--- Start of Input data ---
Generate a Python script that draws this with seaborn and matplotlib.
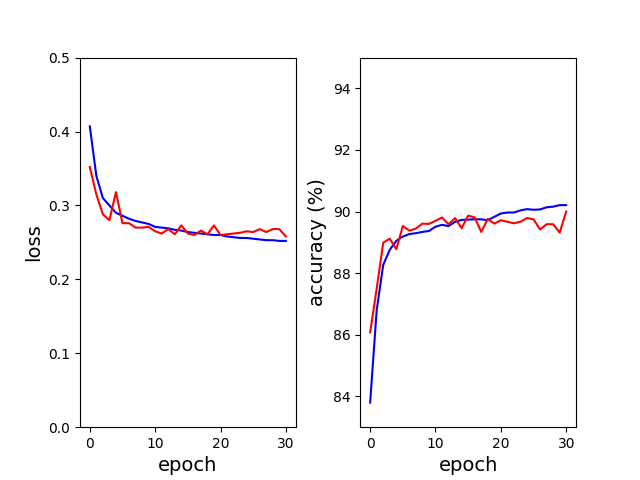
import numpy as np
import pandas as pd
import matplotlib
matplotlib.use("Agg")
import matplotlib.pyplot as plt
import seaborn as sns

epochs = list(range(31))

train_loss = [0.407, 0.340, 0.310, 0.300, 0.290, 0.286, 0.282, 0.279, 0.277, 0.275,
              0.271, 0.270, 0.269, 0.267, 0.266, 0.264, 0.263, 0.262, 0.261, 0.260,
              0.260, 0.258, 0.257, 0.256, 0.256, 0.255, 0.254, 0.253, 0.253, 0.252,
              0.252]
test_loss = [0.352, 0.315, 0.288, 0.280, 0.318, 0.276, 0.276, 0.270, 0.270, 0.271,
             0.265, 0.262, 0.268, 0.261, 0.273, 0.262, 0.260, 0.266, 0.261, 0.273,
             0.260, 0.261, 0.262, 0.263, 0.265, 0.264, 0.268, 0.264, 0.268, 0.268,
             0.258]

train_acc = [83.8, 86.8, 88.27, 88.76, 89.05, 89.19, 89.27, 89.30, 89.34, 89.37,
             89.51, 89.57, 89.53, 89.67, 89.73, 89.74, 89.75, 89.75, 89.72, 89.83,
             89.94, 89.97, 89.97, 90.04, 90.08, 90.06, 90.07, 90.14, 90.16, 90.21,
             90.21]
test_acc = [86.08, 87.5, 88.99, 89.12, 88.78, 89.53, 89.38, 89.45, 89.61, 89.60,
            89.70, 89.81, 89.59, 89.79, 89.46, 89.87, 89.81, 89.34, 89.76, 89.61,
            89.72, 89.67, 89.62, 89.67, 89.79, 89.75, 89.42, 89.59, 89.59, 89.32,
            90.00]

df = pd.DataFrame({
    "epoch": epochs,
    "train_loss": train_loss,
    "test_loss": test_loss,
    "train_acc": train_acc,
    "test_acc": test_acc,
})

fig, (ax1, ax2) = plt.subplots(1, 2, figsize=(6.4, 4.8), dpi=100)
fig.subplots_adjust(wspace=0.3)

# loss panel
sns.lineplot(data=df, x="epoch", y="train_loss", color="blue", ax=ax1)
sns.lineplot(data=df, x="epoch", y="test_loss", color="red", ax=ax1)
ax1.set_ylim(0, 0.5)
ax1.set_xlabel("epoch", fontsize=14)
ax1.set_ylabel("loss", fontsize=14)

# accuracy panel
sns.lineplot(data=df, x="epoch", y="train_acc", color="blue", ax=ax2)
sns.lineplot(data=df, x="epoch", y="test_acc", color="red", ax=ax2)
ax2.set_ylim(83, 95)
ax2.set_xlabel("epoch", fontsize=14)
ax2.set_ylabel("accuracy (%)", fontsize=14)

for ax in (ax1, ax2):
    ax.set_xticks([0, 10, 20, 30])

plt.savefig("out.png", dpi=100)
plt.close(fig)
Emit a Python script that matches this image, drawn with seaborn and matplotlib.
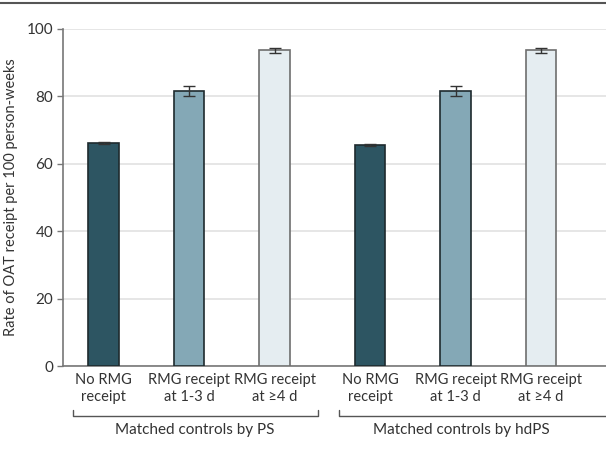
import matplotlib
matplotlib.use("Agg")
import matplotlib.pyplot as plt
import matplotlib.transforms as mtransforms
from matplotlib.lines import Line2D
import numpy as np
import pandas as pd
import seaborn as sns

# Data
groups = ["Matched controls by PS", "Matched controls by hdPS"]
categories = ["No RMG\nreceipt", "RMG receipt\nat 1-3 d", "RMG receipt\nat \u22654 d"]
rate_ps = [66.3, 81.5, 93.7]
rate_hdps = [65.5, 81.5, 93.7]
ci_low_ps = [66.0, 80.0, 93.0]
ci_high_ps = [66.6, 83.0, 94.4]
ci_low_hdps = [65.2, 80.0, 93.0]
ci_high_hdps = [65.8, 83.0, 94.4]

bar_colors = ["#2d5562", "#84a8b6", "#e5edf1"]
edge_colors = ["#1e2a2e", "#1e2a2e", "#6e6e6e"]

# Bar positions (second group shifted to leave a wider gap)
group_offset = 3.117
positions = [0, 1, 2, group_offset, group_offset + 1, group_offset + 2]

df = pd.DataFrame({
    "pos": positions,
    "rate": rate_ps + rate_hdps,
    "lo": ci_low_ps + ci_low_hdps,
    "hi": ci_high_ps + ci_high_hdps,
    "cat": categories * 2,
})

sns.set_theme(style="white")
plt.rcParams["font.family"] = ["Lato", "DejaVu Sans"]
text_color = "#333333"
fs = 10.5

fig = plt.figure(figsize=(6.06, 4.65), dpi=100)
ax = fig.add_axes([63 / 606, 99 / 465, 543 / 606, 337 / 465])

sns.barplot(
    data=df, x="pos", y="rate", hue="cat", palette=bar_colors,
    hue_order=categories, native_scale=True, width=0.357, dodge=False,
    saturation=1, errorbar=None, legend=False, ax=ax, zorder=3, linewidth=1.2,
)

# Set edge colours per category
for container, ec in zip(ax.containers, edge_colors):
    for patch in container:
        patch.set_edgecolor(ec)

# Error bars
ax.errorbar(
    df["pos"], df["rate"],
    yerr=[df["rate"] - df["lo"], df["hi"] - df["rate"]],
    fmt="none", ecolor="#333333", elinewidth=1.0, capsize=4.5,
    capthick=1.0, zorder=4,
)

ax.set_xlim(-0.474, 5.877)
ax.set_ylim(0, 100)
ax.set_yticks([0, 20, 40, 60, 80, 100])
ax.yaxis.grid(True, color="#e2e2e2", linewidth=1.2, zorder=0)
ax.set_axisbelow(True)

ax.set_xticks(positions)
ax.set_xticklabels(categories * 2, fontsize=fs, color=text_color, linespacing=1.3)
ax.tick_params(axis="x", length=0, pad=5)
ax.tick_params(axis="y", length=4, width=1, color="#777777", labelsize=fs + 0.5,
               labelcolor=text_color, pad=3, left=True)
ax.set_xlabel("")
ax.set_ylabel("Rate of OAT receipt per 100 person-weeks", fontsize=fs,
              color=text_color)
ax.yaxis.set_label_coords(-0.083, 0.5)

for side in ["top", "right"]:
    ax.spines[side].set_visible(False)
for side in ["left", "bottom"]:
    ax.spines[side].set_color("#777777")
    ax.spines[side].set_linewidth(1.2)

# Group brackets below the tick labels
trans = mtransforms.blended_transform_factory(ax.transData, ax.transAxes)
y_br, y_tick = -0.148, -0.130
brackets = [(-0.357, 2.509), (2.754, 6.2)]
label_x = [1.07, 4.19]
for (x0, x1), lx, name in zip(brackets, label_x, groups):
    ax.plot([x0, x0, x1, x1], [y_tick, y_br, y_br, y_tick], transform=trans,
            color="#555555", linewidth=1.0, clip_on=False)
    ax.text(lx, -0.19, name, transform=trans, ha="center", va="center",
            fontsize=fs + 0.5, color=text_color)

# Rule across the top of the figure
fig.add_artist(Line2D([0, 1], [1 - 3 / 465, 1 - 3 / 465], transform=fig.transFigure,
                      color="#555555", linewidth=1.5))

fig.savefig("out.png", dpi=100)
--- End of Input data ---
Repeat the material above in full and exactly, apart from the pictures.

Worked answer
Generate a Python script that draws this with seaborn and matplotlib.
import numpy as np
import pandas as pd
import matplotlib
matplotlib.use("Agg")
import matplotlib.pyplot as plt
import seaborn as sns

epochs = list(range(31))

train_loss = [0.407, 0.340, 0.310, 0.300, 0.290, 0.286, 0.282, 0.279, 0.277, 0.275,
              0.271, 0.270, 0.269, 0.267, 0.266, 0.264, 0.263, 0.262, 0.261, 0.260,
              0.260, 0.258, 0.257, 0.256, 0.256, 0.255, 0.254, 0.253, 0.253, 0.252,
              0.252]
test_loss = [0.352, 0.315, 0.288, 0.280, 0.318, 0.276, 0.276, 0.270, 0.270, 0.271,
             0.265, 0.262, 0.268, 0.261, 0.273, 0.262, 0.260, 0.266, 0.261, 0.273,
             0.260, 0.261, 0.262, 0.263, 0.265, 0.264, 0.268, 0.264, 0.268, 0.268,
             0.258]

train_acc = [83.8, 86.8, 88.27, 88.76, 89.05, 89.19, 89.27, 89.30, 89.34, 89.37,
             89.51, 89.57, 89.53, 89.67, 89.73, 89.74, 89.75, 89.75, 89.72, 89.83,
             89.94, 89.97, 89.97, 90.04, 90.08, 90.06, 90.07, 90.14, 90.16, 90.21,
             90.21]
test_acc = [86.08, 87.5, 88.99, 89.12, 88.78, 89.53, 89.38, 89.45, 89.61, 89.60,
            89.70, 89.81, 89.59, 89.79, 89.46, 89.87, 89.81, 89.34, 89.76, 89.61,
            89.72, 89.67, 89.62, 89.67, 89.79, 89.75, 89.42, 89.59, 89.59, 89.32,
            90.00]

df = pd.DataFrame({
    "epoch": epochs,
    "train_loss": train_loss,
    "test_loss": test_loss,
    "train_acc": train_acc,
    "test_acc": test_acc,
})

fig, (ax1, ax2) = plt.subplots(1, 2, figsize=(6.4, 4.8), dpi=100)
fig.subplots_adjust(wspace=0.3)

# loss panel
sns.lineplot(data=df, x="epoch", y="train_loss", color="blue", ax=ax1)
sns.lineplot(data=df, x="epoch", y="test_loss", color="red", ax=ax1)
ax1.set_ylim(0, 0.5)
ax1.set_xlabel("epoch", fontsize=14)
ax1.set_ylabel("loss", fontsize=14)

# accuracy panel
sns.lineplot(data=df, x="epoch", y="train_acc", color="blue", ax=ax2)
sns.lineplot(data=df, x="epoch", y="test_acc", color="red", ax=ax2)
ax2.set_ylim(83, 95)
ax2.set_xlabel("epoch", fontsize=14)
ax2.set_ylabel("accuracy (%)", fontsize=14)

for ax in (ax1, ax2):
    ax.set_xticks([0, 10, 20, 30])

plt.savefig("out.png", dpi=100)
plt.close(fig)
Emit a Python script that matches this image, drawn with seaborn and matplotlib.
import matplotlib
matplotlib.use("Agg")
import matplotlib.pyplot as plt
import matplotlib.transforms as mtransforms
from matplotlib.lines import Line2D
import numpy as np
import pandas as pd
import seaborn as sns

# Data
groups = ["Matched controls by PS", "Matched controls by hdPS"]
categories = ["No RMG\nreceipt", "RMG receipt\nat 1-3 d", "RMG receipt\nat \u22654 d"]
rate_ps = [66.3, 81.5, 93.7]
rate_hdps = [65.5, 81.5, 93.7]
ci_low_ps = [66.0, 80.0, 93.0]
ci_high_ps = [66.6, 83.0, 94.4]
ci_low_hdps = [65.2, 80.0, 93.0]
ci_high_hdps = [65.8, 83.0, 94.4]

bar_colors = ["#2d5562", "#84a8b6", "#e5edf1"]
edge_colors = ["#1e2a2e", "#1e2a2e", "#6e6e6e"]

# Bar positions (second group shifted to leave a wider gap)
group_offset = 3.117
positions = [0, 1, 2, group_offset, group_offset + 1, group_offset + 2]

df = pd.DataFrame({
    "pos": positions,
    "rate": rate_ps + rate_hdps,
    "lo": ci_low_ps + ci_low_hdps,
    "hi": ci_high_ps + ci_high_hdps,
    "cat": categories * 2,
})

sns.set_theme(style="white")
plt.rcParams["font.family"] = ["Lato", "DejaVu Sans"]
text_color = "#333333"
fs = 10.5

fig = plt.figure(figsize=(6.06, 4.65), dpi=100)
ax = fig.add_axes([63 / 606, 99 / 465, 543 / 606, 337 / 465])

sns.barplot(
    data=df, x="pos", y="rate", hue="cat", palette=bar_colors,
    hue_order=categories, native_scale=True, width=0.357, dodge=False,
    saturation=1, errorbar=None, legend=False, ax=ax, zorder=3, linewidth=1.2,
)

# Set edge colours per category
for container, ec in zip(ax.containers, edge_colors):
    for patch in container:
        patch.set_edgecolor(ec)

# Error bars
ax.errorbar(
    df["pos"], df["rate"],
    yerr=[df["rate"] - df["lo"], df["hi"] - df["rate"]],
    fmt="none", ecolor="#333333", elinewidth=1.0, capsize=4.5,
    capthick=1.0, zorder=4,
)

ax.set_xlim(-0.474, 5.877)
ax.set_ylim(0, 100)
ax.set_yticks([0, 20, 40, 60, 80, 100])
ax.yaxis.grid(True, color="#e2e2e2", linewidth=1.2, zorder=0)
ax.set_axisbelow(True)

ax.set_xticks(positions)
ax.set_xticklabels(categories * 2, fontsize=fs, color=text_color, linespacing=1.3)
ax.tick_params(axis="x", length=0, pad=5)
ax.tick_params(axis="y", length=4, width=1, color="#777777", labelsize=fs + 0.5,
               labelcolor=text_color, pad=3, left=True)
ax.set_xlabel("")
ax.set_ylabel("Rate of OAT receipt per 100 person-weeks", fontsize=fs,
              color=text_color)
ax.yaxis.set_label_coords(-0.083, 0.5)

for side in ["top", "right"]:
    ax.spines[side].set_visible(False)
for side in ["left", "bottom"]:
    ax.spines[side].set_color("#777777")
    ax.spines[side].set_linewidth(1.2)

# Group brackets below the tick labels
trans = mtransforms.blended_transform_factory(ax.transData, ax.transAxes)
y_br, y_tick = -0.148, -0.130
brackets = [(-0.357, 2.509), (2.754, 6.2)]
label_x = [1.07, 4.19]
for (x0, x1), lx, name in zip(brackets, label_x, groups):
    ax.plot([x0, x0, x1, x1], [y_tick, y_br, y_br, y_tick], transform=trans,
            color="#555555", linewidth=1.0, clip_on=False)
    ax.text(lx, -0.19, name, transform=trans, ha="center", va="center",
            fontsize=fs + 0.5, color=text_color)

# Rule across the top of the figure
fig.add_artist(Line2D([0, 1], [1 - 3 / 465, 1 - 3 / 465], transform=fig.transFigure,
                      color="#555555", linewidth=1.5))

fig.savefig("out.png", dpi=100)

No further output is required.